◆ DATASET EXTRACT:
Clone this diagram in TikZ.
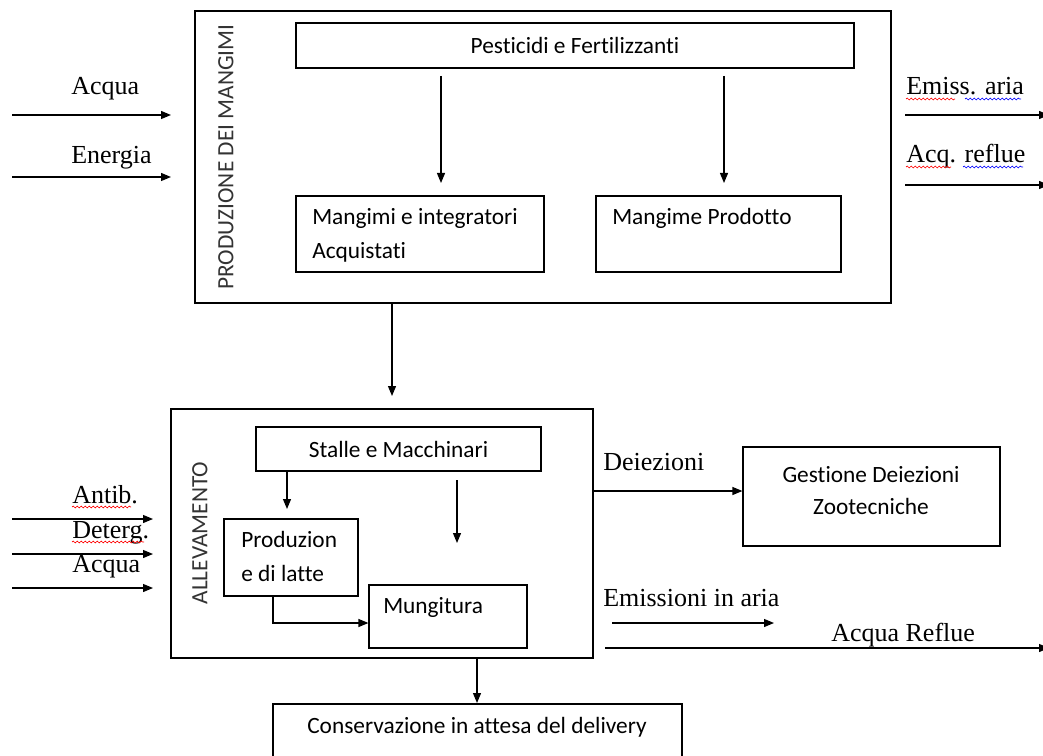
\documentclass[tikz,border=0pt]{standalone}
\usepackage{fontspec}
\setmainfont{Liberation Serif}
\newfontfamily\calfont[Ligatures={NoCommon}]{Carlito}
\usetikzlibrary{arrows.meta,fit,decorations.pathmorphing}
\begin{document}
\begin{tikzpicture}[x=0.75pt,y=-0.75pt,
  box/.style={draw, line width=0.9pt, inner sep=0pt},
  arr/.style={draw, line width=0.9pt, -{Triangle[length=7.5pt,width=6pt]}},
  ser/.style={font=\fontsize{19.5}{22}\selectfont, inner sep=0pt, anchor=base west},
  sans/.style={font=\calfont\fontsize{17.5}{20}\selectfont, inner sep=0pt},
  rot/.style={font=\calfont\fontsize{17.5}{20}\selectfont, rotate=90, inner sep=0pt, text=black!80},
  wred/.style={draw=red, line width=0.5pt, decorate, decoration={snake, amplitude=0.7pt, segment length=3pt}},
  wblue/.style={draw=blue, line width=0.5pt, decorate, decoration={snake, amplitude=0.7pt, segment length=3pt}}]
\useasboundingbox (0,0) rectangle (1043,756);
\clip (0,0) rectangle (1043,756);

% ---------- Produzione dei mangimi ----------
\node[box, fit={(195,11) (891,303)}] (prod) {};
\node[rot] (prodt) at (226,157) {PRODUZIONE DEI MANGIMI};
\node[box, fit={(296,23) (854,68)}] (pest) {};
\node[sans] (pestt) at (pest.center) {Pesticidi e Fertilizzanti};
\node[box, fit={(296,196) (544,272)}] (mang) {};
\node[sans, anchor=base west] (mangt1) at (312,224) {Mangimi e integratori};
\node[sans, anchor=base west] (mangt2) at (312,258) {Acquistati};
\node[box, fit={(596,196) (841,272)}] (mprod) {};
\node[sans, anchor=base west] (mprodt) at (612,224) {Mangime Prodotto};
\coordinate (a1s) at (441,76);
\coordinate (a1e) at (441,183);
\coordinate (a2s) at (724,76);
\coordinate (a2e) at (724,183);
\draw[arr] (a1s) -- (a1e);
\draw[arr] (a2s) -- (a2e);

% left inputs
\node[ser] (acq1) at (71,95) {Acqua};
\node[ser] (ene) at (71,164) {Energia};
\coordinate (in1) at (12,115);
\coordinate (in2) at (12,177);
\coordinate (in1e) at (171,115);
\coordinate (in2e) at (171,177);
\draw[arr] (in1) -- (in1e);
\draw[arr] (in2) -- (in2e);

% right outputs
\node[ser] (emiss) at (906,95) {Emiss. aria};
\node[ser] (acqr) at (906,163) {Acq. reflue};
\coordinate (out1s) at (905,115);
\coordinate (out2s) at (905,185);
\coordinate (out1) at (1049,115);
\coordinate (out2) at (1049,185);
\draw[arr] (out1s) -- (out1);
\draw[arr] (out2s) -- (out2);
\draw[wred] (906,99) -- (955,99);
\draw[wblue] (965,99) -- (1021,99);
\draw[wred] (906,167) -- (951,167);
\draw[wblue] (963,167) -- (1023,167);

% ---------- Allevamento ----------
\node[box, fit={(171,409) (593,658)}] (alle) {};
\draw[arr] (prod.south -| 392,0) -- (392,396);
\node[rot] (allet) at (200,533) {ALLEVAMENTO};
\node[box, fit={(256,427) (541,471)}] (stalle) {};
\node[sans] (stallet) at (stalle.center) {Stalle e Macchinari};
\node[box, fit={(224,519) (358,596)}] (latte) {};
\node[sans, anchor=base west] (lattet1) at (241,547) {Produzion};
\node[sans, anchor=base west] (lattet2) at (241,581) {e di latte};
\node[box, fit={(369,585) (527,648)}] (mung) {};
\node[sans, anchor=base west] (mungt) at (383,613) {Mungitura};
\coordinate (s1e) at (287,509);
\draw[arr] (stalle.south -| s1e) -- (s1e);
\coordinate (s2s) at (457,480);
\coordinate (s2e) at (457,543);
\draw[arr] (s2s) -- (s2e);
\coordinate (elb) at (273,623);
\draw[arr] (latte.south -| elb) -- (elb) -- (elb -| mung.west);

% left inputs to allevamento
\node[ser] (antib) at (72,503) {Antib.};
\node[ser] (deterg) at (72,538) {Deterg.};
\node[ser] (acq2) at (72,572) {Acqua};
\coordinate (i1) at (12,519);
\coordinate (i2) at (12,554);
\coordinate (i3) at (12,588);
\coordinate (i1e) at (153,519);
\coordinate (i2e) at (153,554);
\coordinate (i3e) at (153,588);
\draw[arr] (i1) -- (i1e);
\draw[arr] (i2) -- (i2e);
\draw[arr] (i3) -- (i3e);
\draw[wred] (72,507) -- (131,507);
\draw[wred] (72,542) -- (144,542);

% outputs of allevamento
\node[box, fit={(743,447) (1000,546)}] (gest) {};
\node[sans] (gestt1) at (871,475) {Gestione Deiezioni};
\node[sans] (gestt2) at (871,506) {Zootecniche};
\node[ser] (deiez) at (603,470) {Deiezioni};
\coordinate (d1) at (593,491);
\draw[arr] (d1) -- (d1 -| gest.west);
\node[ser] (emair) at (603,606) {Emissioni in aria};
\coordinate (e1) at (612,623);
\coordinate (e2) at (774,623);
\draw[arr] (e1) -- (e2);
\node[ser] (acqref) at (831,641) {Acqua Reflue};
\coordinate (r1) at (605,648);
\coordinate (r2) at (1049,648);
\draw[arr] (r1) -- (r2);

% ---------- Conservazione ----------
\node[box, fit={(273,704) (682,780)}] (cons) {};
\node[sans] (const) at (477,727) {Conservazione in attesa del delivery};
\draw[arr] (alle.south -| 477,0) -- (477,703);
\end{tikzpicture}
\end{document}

◆ AIM OF THE TASK:
Make an exact copy of the data above, pictures excluded.

◆ SOLUTION:
Clone this diagram in TikZ.
\documentclass[tikz,border=0pt]{standalone}
\usepackage{fontspec}
\setmainfont{Liberation Serif}
\newfontfamily\calfont[Ligatures={NoCommon}]{Carlito}
\usetikzlibrary{arrows.meta,fit,decorations.pathmorphing}
\begin{document}
\begin{tikzpicture}[x=0.75pt,y=-0.75pt,
  box/.style={draw, line width=0.9pt, inner sep=0pt},
  arr/.style={draw, line width=0.9pt, -{Triangle[length=7.5pt,width=6pt]}},
  ser/.style={font=\fontsize{19.5}{22}\selectfont, inner sep=0pt, anchor=base west},
  sans/.style={font=\calfont\fontsize{17.5}{20}\selectfont, inner sep=0pt},
  rot/.style={font=\calfont\fontsize{17.5}{20}\selectfont, rotate=90, inner sep=0pt, text=black!80},
  wred/.style={draw=red, line width=0.5pt, decorate, decoration={snake, amplitude=0.7pt, segment length=3pt}},
  wblue/.style={draw=blue, line width=0.5pt, decorate, decoration={snake, amplitude=0.7pt, segment length=3pt}}]
\useasboundingbox (0,0) rectangle (1043,756);
\clip (0,0) rectangle (1043,756);

% ---------- Produzione dei mangimi ----------
\node[box, fit={(195,11) (891,303)}] (prod) {};
\node[rot] (prodt) at (226,157) {PRODUZIONE DEI MANGIMI};
\node[box, fit={(296,23) (854,68)}] (pest) {};
\node[sans] (pestt) at (pest.center) {Pesticidi e Fertilizzanti};
\node[box, fit={(296,196) (544,272)}] (mang) {};
\node[sans, anchor=base west] (mangt1) at (312,224) {Mangimi e integratori};
\node[sans, anchor=base west] (mangt2) at (312,258) {Acquistati};
\node[box, fit={(596,196) (841,272)}] (mprod) {};
\node[sans, anchor=base west] (mprodt) at (612,224) {Mangime Prodotto};
\coordinate (a1s) at (441,76);
\coordinate (a1e) at (441,183);
\coordinate (a2s) at (724,76);
\coordinate (a2e) at (724,183);
\draw[arr] (a1s) -- (a1e);
\draw[arr] (a2s) -- (a2e);

% left inputs
\node[ser] (acq1) at (71,95) {Acqua};
\node[ser] (ene) at (71,164) {Energia};
\coordinate (in1) at (12,115);
\coordinate (in2) at (12,177);
\coordinate (in1e) at (171,115);
\coordinate (in2e) at (171,177);
\draw[arr] (in1) -- (in1e);
\draw[arr] (in2) -- (in2e);

% right outputs
\node[ser] (emiss) at (906,95) {Emiss. aria};
\node[ser] (acqr) at (906,163) {Acq. reflue};
\coordinate (out1s) at (905,115);
\coordinate (out2s) at (905,185);
\coordinate (out1) at (1049,115);
\coordinate (out2) at (1049,185);
\draw[arr] (out1s) -- (out1);
\draw[arr] (out2s) -- (out2);
\draw[wred] (906,99) -- (955,99);
\draw[wblue] (965,99) -- (1021,99);
\draw[wred] (906,167) -- (951,167);
\draw[wblue] (963,167) -- (1023,167);

% ---------- Allevamento ----------
\node[box, fit={(171,409) (593,658)}] (alle) {};
\draw[arr] (prod.south -| 392,0) -- (392,396);
\node[rot] (allet) at (200,533) {ALLEVAMENTO};
\node[box, fit={(256,427) (541,471)}] (stalle) {};
\node[sans] (stallet) at (stalle.center) {Stalle e Macchinari};
\node[box, fit={(224,519) (358,596)}] (latte) {};
\node[sans, anchor=base west] (lattet1) at (241,547) {Produzion};
\node[sans, anchor=base west] (lattet2) at (241,581) {e di latte};
\node[box, fit={(369,585) (527,648)}] (mung) {};
\node[sans, anchor=base west] (mungt) at (383,613) {Mungitura};
\coordinate (s1e) at (287,509);
\draw[arr] (stalle.south -| s1e) -- (s1e);
\coordinate (s2s) at (457,480);
\coordinate (s2e) at (457,543);
\draw[arr] (s2s) -- (s2e);
\coordinate (elb) at (273,623);
\draw[arr] (latte.south -| elb) -- (elb) -- (elb -| mung.west);

% left inputs to allevamento
\node[ser] (antib) at (72,503) {Antib.};
\node[ser] (deterg) at (72,538) {Deterg.};
\node[ser] (acq2) at (72,572) {Acqua};
\coordinate (i1) at (12,519);
\coordinate (i2) at (12,554);
\coordinate (i3) at (12,588);
\coordinate (i1e) at (153,519);
\coordinate (i2e) at (153,554);
\coordinate (i3e) at (153,588);
\draw[arr] (i1) -- (i1e);
\draw[arr] (i2) -- (i2e);
\draw[arr] (i3) -- (i3e);
\draw[wred] (72,507) -- (131,507);
\draw[wred] (72,542) -- (144,542);

% outputs of allevamento
\node[box, fit={(743,447) (1000,546)}] (gest) {};
\node[sans] (gestt1) at (871,475) {Gestione Deiezioni};
\node[sans] (gestt2) at (871,506) {Zootecniche};
\node[ser] (deiez) at (603,470) {Deiezioni};
\coordinate (d1) at (593,491);
\draw[arr] (d1) -- (d1 -| gest.west);
\node[ser] (emair) at (603,606) {Emissioni in aria};
\coordinate (e1) at (612,623);
\coordinate (e2) at (774,623);
\draw[arr] (e1) -- (e2);
\node[ser] (acqref) at (831,641) {Acqua Reflue};
\coordinate (r1) at (605,648);
\coordinate (r2) at (1049,648);
\draw[arr] (r1) -- (r2);

% ---------- Conservazione ----------
\node[box, fit={(273,704) (682,780)}] (cons) {};
\node[sans] (const) at (477,727) {Conservazione in attesa del delivery};
\draw[arr] (alle.south -| 477,0) -- (477,703);
\end{tikzpicture}
\end{document}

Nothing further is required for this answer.